The risk vs. return chart shows the current portfolio delivering 18.48% expected return with 17.97% risk, for a Sharpe ratio of 0.81. The Sharpe ratio compares excess return over a risk‑free rate to volatility, so higher values indicate better risk‑adjusted performance. The efficient frontier, built only from these existing holdings, indicates that an alternative weighting could reach a Sharpe of 1.12 at slightly higher risk, while the minimum‑variance mix offers lower risk with a Sharpe of 0.87. Because the current portfolio sits about 2.74 percentage points below the frontier, the same ingredients could, in theory, be combined more efficiently.
The portfolio’s total dividend yield is about 1.20%, which is on the lower side compared with many broad equity income strategies. Yields vary widely across holdings: international value and international momentum ETFs show higher payouts, while the dedicated tech and momentum funds yield much less. Dividends matter because they can provide a steady return component that doesn’t depend on price gains, but they’re only one part of total return. This mix leans more on capital appreciation than cash income, which fits with the growth and factor‑tilted focus rather than an income‑oriented approach.

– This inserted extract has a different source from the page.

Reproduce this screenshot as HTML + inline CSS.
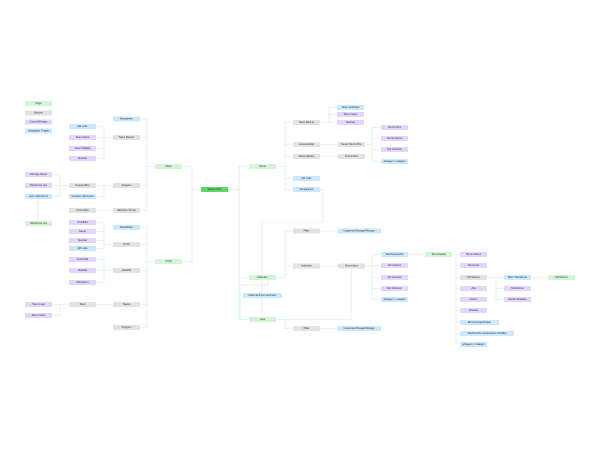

Average ongoing fund costs, measured by Total Expense Ratio (TER), are about 0.17% per year. TER is the annual fee charged by each ETF, expressed as a percentage of assets, and it quietly reduces returns over time. This blended cost level is relatively low for a portfolio using several specialized factor and international strategies, and it compares favorably with many active funds. Lower costs leave more of the portfolio’s gross return in the investor’s hands, which compounds meaningfully over long horizons. From a structural standpoint, the fee profile is a strong point and supports the growth‑oriented design.